**Job**
Below this line is a listing that includes pictures. Copy exactly, and only, the lines from the one containing "Convert this diagram to TikZ code." through the one containing "(0,0) rectangle (1449,995);"; the pictures do not go in the copy.

**Given records**
>>>>

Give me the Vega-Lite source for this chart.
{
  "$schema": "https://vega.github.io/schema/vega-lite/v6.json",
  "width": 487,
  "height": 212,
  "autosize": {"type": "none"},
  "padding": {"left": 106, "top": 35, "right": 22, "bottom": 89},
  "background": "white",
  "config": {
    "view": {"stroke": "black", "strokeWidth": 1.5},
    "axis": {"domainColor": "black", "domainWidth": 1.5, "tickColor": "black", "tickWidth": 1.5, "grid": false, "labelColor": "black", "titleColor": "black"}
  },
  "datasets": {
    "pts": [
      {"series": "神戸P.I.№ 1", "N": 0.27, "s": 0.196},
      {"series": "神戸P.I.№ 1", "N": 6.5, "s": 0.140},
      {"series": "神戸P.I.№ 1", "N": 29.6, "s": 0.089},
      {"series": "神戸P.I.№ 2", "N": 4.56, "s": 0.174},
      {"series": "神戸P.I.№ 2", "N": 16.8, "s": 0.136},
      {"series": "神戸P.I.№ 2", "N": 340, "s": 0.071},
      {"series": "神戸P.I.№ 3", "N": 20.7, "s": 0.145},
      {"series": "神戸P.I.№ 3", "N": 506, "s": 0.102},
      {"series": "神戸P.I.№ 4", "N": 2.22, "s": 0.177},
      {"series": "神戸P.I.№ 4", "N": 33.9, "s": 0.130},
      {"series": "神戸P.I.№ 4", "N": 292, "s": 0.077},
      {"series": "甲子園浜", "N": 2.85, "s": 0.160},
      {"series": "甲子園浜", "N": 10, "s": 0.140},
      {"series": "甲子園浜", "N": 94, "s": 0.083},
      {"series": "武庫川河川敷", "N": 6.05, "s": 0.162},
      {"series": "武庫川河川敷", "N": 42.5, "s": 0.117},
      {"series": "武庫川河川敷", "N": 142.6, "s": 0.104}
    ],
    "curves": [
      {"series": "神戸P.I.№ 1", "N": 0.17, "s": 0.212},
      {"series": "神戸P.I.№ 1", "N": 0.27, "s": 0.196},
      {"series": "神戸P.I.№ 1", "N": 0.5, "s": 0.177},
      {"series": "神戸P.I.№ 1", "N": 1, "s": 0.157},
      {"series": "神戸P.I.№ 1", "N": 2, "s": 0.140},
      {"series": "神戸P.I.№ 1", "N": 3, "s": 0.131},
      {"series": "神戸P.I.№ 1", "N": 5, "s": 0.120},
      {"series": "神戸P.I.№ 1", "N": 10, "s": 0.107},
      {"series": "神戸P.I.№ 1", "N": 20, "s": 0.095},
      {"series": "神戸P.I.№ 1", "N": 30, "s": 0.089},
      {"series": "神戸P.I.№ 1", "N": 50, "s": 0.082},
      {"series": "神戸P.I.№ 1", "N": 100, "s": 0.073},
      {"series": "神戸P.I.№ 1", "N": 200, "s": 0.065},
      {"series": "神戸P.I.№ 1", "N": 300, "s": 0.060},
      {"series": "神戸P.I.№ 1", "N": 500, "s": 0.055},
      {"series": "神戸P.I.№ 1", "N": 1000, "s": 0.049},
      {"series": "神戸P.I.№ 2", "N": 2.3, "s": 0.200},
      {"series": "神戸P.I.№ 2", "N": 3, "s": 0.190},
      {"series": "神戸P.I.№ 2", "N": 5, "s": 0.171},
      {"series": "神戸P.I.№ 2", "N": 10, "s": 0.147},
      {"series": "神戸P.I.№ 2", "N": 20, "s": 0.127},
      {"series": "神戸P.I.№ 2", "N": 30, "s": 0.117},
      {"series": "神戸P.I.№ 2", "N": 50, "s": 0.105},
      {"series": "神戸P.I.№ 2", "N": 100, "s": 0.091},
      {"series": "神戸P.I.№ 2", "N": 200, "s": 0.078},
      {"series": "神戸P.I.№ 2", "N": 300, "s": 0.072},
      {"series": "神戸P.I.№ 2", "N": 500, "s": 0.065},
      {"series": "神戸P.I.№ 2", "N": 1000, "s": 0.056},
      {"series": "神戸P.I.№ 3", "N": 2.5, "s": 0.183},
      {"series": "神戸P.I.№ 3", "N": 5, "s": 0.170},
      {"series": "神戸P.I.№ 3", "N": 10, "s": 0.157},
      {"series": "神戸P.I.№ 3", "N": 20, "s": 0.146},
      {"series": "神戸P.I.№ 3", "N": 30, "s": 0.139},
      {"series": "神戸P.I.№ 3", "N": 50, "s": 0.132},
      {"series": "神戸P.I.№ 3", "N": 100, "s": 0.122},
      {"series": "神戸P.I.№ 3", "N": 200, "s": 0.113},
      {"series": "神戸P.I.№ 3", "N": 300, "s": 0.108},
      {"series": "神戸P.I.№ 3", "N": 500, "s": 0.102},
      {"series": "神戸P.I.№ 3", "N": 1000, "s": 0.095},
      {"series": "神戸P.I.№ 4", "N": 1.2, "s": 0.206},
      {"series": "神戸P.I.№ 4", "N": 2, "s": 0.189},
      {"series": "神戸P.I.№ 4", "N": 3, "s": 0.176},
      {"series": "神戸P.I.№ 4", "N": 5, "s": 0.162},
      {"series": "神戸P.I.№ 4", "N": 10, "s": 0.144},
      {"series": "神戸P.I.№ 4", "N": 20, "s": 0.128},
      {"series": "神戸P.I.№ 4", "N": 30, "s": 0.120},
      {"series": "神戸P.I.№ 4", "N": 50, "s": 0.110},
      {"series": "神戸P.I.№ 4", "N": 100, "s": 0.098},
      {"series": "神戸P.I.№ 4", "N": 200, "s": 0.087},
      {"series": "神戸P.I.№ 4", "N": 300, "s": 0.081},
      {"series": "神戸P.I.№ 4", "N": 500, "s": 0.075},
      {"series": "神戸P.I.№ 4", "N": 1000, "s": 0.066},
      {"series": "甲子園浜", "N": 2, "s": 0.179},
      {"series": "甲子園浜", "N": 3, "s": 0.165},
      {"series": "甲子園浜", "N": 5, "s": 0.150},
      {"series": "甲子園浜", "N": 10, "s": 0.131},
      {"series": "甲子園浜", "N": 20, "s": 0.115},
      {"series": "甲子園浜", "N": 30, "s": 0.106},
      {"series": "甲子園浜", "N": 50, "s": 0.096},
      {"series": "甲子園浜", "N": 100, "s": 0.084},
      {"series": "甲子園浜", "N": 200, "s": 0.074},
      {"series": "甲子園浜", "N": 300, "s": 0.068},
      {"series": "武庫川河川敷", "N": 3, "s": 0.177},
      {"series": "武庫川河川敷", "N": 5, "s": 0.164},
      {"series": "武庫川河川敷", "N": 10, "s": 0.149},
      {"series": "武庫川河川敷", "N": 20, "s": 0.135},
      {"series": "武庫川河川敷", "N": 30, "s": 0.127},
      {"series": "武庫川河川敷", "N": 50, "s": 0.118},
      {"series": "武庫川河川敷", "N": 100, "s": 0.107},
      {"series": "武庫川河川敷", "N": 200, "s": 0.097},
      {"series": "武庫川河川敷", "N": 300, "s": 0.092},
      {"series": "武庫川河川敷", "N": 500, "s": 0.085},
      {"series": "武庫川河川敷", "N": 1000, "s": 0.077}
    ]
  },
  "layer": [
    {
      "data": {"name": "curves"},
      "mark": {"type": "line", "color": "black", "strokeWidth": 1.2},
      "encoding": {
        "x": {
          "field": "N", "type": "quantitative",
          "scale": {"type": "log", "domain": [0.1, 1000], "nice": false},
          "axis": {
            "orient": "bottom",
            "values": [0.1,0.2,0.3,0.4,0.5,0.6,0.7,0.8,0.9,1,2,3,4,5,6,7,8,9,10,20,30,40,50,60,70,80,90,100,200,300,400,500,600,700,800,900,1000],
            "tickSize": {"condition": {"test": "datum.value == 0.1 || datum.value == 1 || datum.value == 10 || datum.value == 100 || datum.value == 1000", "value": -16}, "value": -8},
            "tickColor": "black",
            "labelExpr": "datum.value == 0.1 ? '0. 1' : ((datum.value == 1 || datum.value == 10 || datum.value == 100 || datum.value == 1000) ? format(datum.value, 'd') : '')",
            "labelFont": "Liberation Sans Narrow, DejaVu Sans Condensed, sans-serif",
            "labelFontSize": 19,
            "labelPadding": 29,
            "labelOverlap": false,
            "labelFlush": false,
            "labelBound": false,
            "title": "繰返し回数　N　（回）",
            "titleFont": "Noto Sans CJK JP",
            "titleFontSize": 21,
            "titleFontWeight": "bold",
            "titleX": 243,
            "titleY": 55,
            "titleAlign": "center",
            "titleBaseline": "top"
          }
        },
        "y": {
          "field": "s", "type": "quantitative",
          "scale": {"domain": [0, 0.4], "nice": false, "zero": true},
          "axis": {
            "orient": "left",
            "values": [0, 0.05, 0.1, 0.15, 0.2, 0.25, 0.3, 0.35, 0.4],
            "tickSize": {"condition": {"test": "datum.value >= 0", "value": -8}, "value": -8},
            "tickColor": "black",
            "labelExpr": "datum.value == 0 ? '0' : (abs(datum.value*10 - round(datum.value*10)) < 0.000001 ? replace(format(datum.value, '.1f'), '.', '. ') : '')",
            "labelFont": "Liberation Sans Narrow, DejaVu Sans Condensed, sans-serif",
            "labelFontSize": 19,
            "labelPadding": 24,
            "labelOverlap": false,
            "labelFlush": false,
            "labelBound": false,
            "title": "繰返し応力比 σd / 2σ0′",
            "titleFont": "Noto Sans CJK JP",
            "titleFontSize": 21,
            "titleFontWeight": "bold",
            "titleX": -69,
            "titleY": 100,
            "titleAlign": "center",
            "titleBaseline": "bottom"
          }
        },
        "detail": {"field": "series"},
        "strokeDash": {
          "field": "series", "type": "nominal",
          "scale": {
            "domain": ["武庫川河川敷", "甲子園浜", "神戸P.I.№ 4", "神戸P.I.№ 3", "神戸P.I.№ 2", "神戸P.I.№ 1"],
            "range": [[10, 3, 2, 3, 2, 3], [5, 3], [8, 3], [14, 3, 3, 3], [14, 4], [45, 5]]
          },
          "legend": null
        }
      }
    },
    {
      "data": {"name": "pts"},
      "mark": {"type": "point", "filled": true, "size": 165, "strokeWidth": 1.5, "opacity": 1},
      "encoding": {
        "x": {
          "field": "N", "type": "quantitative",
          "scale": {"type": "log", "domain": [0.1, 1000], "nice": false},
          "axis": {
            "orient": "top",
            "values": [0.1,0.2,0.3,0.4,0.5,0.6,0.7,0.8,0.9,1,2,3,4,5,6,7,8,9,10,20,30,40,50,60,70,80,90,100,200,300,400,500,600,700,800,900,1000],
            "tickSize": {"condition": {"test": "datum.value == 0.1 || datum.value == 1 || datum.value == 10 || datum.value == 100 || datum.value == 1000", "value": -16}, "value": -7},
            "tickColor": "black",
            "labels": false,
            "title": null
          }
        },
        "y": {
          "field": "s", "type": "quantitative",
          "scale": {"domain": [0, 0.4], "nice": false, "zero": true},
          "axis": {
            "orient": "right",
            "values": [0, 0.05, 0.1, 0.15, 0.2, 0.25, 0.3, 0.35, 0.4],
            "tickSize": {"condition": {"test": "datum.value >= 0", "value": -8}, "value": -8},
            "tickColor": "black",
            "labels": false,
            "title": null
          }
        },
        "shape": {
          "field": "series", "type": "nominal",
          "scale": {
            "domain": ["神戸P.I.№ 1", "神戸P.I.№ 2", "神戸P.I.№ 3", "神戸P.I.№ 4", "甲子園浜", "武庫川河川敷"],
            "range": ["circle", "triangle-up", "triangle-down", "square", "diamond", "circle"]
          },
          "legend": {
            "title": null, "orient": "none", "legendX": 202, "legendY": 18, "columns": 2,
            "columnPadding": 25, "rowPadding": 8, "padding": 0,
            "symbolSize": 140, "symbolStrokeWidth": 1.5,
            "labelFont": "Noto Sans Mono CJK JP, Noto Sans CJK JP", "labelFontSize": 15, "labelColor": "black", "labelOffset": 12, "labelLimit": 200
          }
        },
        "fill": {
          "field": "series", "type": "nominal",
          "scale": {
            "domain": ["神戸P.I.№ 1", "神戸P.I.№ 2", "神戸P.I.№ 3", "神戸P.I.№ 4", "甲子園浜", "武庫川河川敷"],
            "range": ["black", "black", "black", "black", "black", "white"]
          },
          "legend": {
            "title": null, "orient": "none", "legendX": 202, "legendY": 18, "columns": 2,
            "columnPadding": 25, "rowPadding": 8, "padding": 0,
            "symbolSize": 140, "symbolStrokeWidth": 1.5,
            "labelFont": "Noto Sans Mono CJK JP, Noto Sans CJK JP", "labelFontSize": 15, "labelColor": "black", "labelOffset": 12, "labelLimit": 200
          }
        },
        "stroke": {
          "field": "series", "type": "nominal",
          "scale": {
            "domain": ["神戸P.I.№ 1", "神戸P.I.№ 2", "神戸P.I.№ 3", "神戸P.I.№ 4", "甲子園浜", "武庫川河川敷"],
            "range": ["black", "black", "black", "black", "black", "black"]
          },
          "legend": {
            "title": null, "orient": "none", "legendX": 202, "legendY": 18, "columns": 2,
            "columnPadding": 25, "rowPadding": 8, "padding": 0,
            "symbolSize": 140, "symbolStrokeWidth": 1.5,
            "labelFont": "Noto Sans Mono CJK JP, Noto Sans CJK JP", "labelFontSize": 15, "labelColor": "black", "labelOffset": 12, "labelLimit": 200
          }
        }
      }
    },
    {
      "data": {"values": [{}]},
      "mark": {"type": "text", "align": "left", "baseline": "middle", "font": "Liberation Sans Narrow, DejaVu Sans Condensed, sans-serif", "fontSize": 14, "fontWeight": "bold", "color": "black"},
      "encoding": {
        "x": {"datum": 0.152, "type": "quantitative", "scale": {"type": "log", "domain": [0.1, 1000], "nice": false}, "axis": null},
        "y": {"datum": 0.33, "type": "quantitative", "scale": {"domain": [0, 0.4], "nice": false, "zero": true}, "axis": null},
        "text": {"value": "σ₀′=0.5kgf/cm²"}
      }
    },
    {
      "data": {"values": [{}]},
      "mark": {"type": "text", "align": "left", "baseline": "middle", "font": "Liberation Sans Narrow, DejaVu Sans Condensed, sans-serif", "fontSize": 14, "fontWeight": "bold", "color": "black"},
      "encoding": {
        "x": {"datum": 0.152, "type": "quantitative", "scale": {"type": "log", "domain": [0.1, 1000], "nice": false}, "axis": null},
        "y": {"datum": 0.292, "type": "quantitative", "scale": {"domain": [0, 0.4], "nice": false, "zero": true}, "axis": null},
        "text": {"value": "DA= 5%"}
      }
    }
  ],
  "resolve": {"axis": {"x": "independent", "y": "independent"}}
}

<<<<
>>>>

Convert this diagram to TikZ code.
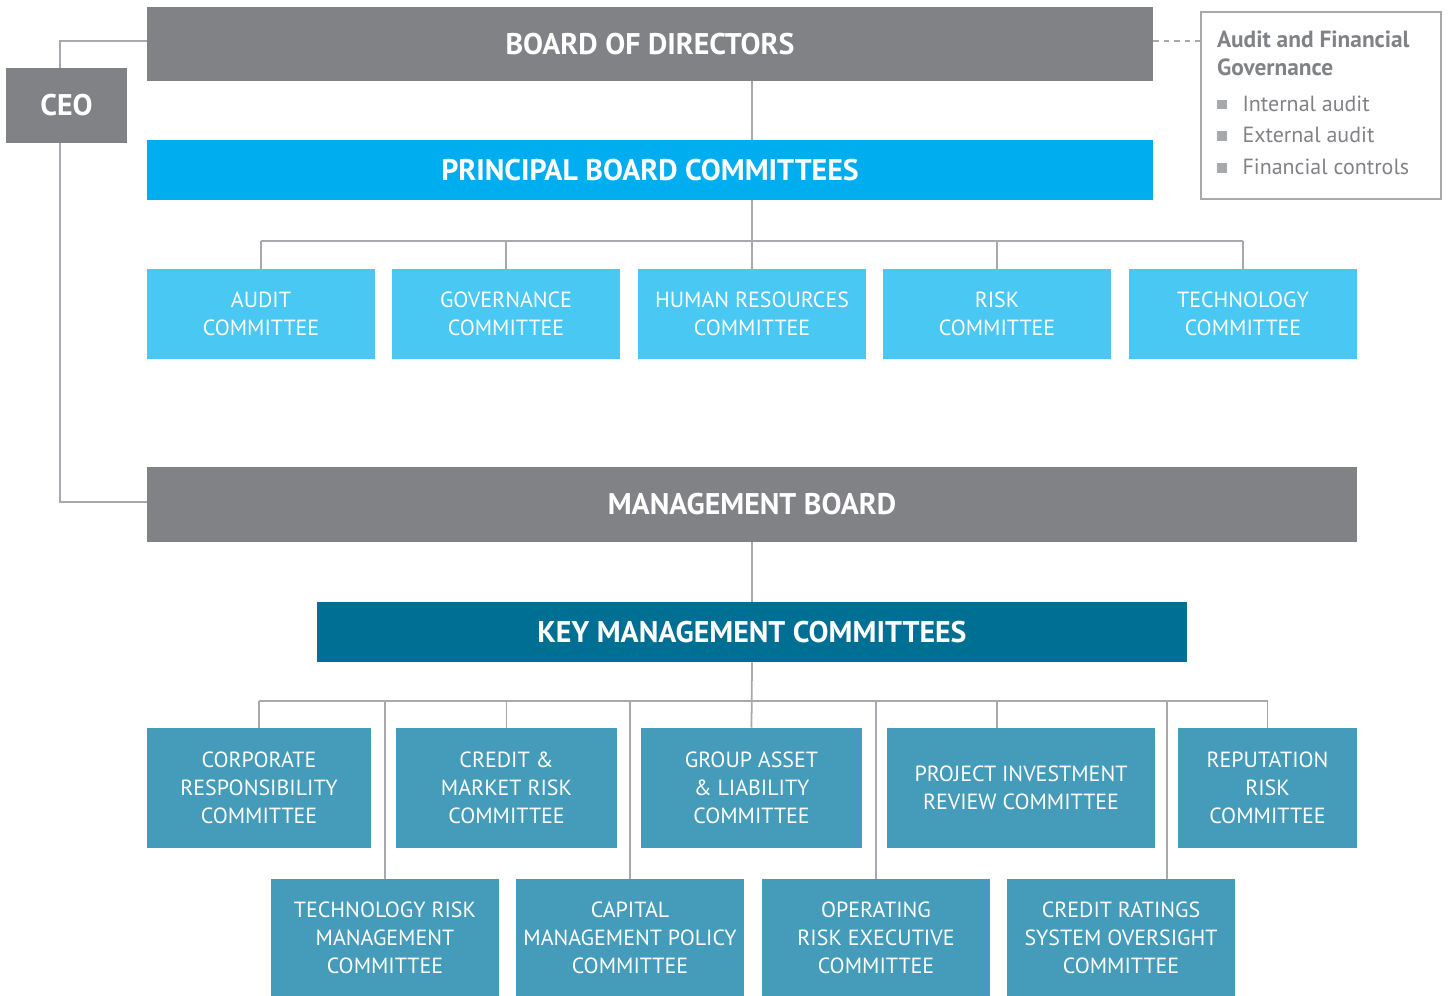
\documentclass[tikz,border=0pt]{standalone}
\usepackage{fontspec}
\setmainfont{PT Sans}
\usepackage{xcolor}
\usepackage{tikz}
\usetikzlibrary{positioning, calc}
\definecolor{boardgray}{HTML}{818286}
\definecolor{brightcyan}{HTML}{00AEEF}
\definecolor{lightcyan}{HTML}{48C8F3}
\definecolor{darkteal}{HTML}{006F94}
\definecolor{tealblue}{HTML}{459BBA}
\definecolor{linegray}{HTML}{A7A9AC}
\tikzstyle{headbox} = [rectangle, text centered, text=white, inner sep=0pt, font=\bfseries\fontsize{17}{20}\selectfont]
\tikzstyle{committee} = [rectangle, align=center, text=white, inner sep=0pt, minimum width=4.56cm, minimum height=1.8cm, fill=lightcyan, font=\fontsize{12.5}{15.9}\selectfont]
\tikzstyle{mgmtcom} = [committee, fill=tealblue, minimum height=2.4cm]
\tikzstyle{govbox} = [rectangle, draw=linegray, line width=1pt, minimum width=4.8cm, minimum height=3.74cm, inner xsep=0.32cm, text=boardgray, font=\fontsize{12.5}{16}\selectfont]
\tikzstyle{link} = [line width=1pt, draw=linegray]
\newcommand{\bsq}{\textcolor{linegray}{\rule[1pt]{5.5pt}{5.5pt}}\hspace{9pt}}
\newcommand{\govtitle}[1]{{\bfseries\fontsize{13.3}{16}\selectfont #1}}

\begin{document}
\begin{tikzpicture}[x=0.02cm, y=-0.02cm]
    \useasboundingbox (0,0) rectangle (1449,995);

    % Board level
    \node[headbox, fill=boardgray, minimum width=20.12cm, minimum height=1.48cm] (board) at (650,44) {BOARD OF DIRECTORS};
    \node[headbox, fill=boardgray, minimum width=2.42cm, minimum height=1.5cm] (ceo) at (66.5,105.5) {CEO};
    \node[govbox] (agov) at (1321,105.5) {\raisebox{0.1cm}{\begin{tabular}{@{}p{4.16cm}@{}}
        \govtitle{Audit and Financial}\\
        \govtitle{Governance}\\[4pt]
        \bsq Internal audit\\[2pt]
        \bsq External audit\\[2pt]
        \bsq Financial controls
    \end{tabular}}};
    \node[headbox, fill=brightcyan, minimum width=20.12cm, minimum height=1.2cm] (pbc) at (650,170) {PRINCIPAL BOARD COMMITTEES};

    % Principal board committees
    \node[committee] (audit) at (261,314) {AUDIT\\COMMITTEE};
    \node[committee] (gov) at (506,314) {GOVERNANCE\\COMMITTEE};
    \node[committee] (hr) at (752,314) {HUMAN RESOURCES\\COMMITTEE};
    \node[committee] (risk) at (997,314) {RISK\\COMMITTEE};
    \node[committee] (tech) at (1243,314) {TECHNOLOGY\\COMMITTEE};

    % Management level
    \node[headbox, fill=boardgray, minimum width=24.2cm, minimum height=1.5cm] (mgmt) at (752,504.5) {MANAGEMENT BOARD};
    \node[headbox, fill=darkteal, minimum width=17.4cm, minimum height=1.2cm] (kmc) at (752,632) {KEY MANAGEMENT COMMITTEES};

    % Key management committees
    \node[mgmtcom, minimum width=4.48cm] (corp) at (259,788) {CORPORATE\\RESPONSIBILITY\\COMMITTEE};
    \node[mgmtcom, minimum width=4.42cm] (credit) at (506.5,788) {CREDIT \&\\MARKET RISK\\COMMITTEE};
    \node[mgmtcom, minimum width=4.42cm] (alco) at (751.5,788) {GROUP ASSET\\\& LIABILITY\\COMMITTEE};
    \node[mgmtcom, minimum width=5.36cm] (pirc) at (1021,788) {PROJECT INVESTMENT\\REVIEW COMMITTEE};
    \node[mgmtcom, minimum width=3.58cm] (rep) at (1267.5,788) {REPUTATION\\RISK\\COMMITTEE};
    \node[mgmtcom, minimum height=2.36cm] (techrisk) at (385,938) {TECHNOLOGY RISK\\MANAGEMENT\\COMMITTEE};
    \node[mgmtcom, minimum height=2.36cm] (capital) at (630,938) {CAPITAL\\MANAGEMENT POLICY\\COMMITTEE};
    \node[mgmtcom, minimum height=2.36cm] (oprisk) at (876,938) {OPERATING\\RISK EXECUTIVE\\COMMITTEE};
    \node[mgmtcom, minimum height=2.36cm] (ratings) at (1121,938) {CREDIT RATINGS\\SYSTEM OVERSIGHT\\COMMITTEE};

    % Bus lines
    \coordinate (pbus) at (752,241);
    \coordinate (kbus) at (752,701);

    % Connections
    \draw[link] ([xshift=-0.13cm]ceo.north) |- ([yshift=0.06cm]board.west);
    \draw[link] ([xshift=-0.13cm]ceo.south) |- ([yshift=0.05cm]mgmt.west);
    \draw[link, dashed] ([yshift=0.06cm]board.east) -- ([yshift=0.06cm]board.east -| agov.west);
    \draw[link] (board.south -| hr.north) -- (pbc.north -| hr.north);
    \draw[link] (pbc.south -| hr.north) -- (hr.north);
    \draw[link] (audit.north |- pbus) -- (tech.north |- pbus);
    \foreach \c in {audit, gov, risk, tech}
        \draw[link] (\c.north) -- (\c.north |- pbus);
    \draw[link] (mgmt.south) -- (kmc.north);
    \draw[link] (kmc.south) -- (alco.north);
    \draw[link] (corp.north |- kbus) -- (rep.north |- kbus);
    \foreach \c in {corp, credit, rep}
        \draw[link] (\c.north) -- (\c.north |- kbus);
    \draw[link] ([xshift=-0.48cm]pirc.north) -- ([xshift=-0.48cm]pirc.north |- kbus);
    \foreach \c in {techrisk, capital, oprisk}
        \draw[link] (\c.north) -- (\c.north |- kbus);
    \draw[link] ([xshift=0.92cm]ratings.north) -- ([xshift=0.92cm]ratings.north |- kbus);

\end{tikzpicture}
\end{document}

<<<<

**Exercise solution**
Convert this diagram to TikZ code.
\documentclass[tikz,border=0pt]{standalone}
\usepackage{fontspec}
\setmainfont{PT Sans}
\usepackage{xcolor}
\usepackage{tikz}
\usetikzlibrary{positioning, calc}
\definecolor{boardgray}{HTML}{818286}
\definecolor{brightcyan}{HTML}{00AEEF}
\definecolor{lightcyan}{HTML}{48C8F3}
\definecolor{darkteal}{HTML}{006F94}
\definecolor{tealblue}{HTML}{459BBA}
\definecolor{linegray}{HTML}{A7A9AC}
\tikzstyle{headbox} = [rectangle, text centered, text=white, inner sep=0pt, font=\bfseries\fontsize{17}{20}\selectfont]
\tikzstyle{committee} = [rectangle, align=center, text=white, inner sep=0pt, minimum width=4.56cm, minimum height=1.8cm, fill=lightcyan, font=\fontsize{12.5}{15.9}\selectfont]
\tikzstyle{mgmtcom} = [committee, fill=tealblue, minimum height=2.4cm]
\tikzstyle{govbox} = [rectangle, draw=linegray, line width=1pt, minimum width=4.8cm, minimum height=3.74cm, inner xsep=0.32cm, text=boardgray, font=\fontsize{12.5}{16}\selectfont]
\tikzstyle{link} = [line width=1pt, draw=linegray]
\newcommand{\bsq}{\textcolor{linegray}{\rule[1pt]{5.5pt}{5.5pt}}\hspace{9pt}}
\newcommand{\govtitle}[1]{{\bfseries\fontsize{13.3}{16}\selectfont #1}}

\begin{document}
\begin{tikzpicture}[x=0.02cm, y=-0.02cm]
    \useasboundingbox (0,0) rectangle (1449,995);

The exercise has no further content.